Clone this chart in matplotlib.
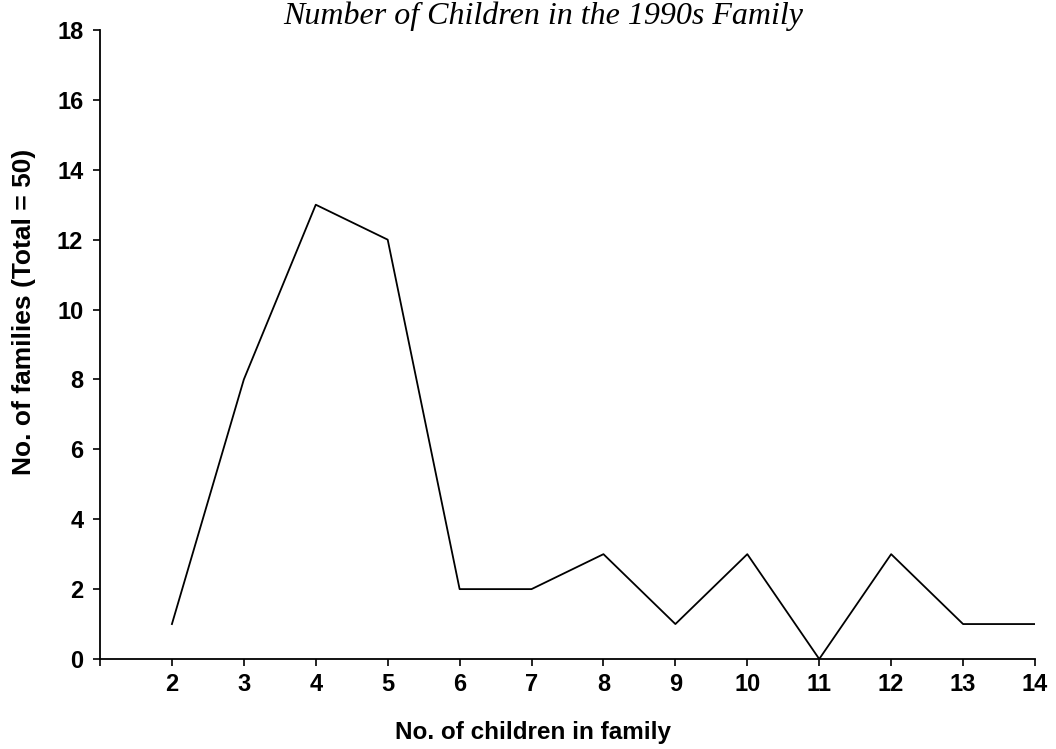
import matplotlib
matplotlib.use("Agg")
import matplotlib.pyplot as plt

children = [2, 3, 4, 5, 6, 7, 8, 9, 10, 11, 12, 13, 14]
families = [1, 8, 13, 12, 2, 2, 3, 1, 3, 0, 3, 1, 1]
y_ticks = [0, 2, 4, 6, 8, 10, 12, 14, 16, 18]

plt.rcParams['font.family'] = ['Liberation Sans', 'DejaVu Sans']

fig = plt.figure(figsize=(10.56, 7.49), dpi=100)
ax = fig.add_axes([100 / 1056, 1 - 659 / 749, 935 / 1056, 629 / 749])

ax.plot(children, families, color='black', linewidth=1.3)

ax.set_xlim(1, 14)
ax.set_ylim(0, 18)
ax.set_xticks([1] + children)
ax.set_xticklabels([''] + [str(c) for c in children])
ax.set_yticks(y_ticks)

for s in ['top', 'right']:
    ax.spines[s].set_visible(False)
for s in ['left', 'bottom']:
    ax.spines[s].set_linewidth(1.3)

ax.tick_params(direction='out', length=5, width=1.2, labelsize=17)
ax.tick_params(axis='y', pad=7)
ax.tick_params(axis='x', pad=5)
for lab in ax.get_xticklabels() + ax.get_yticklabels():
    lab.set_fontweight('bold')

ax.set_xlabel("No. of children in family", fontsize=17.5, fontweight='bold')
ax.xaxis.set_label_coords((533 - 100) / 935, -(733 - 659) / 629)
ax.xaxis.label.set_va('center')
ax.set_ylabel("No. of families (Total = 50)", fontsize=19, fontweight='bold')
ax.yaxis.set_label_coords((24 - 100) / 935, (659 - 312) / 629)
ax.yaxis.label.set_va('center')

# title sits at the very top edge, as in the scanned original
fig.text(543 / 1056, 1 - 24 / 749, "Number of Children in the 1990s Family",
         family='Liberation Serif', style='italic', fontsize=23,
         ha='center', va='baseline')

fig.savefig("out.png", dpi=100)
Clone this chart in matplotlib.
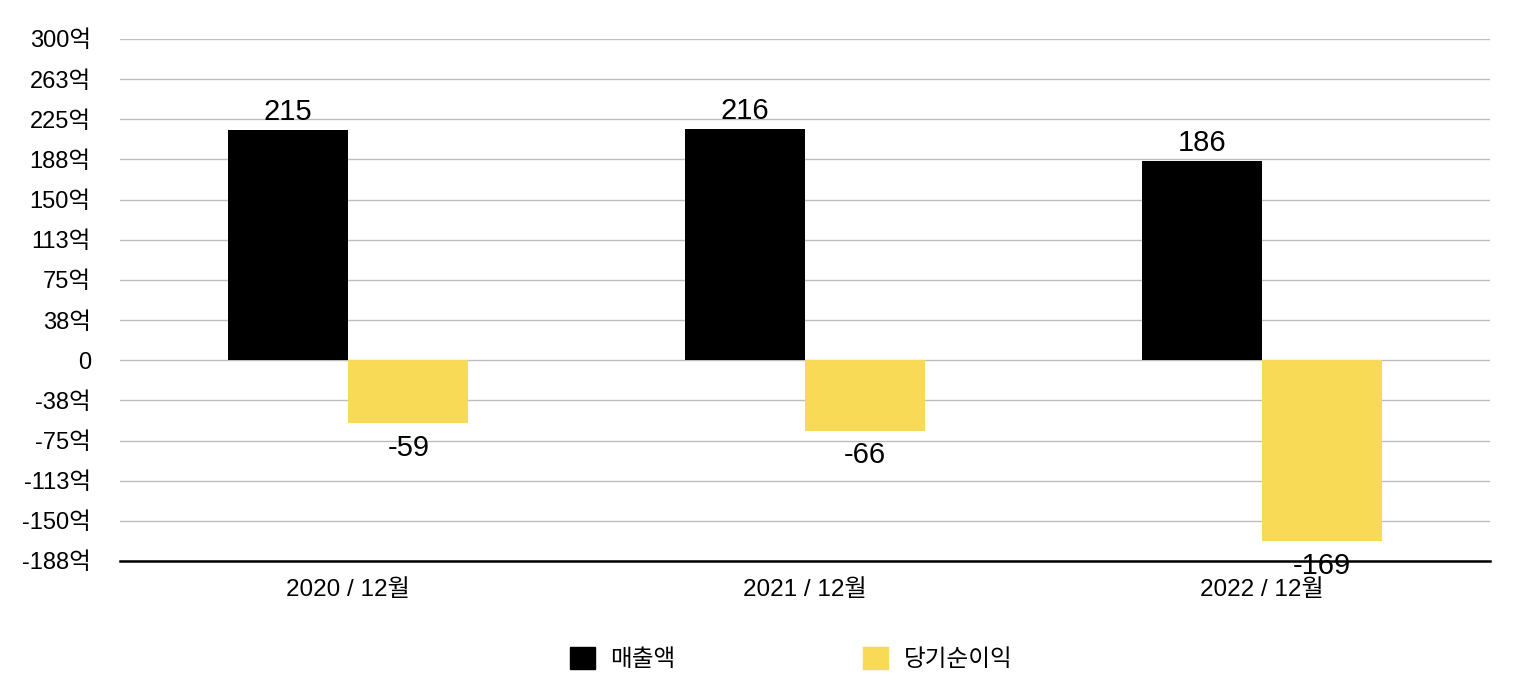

------------------------

Your task is to reproduce all of the material exactly. The pictures stay out.

Clone this chart in matplotlib.
import matplotlib
matplotlib.use("Agg")
import matplotlib.pyplot as plt

children = [2, 3, 4, 5, 6, 7, 8, 9, 10, 11, 12, 13, 14]
families = [1, 8, 13, 12, 2, 2, 3, 1, 3, 0, 3, 1, 1]
y_ticks = [0, 2, 4, 6, 8, 10, 12, 14, 16, 18]

plt.rcParams['font.family'] = ['Liberation Sans', 'DejaVu Sans']

fig = plt.figure(figsize=(10.56, 7.49), dpi=100)
ax = fig.add_axes([100 / 1056, 1 - 659 / 749, 935 / 1056, 629 / 749])

ax.plot(children, families, color='black', linewidth=1.3)

ax.set_xlim(1, 14)
ax.set_ylim(0, 18)
ax.set_xticks([1] + children)
ax.set_xticklabels([''] + [str(c) for c in children])
ax.set_yticks(y_ticks)

for s in ['top', 'right']:
    ax.spines[s].set_visible(False)
for s in ['left', 'bottom']:
    ax.spines[s].set_linewidth(1.3)

ax.tick_params(direction='out', length=5, width=1.2, labelsize=17)
ax.tick_params(axis='y', pad=7)
ax.tick_params(axis='x', pad=5)
for lab in ax.get_xticklabels() + ax.get_yticklabels():
    lab.set_fontweight('bold')

ax.set_xlabel("No. of children in family", fontsize=17.5, fontweight='bold')
ax.xaxis.set_label_coords((533 - 100) / 935, -(733 - 659) / 629)
ax.xaxis.label.set_va('center')
ax.set_ylabel("No. of families (Total = 50)", fontsize=19, fontweight='bold')
ax.yaxis.set_label_coords((24 - 100) / 935, (659 - 312) / 629)
ax.yaxis.label.set_va('center')

# title sits at the very top edge, as in the scanned original
fig.text(543 / 1056, 1 - 24 / 749, "Number of Children in the 1990s Family",
         family='Liberation Serif', style='italic', fontsize=23,
         ha='center', va='baseline')

fig.savefig("out.png", dpi=100)
Clone this chart in matplotlib.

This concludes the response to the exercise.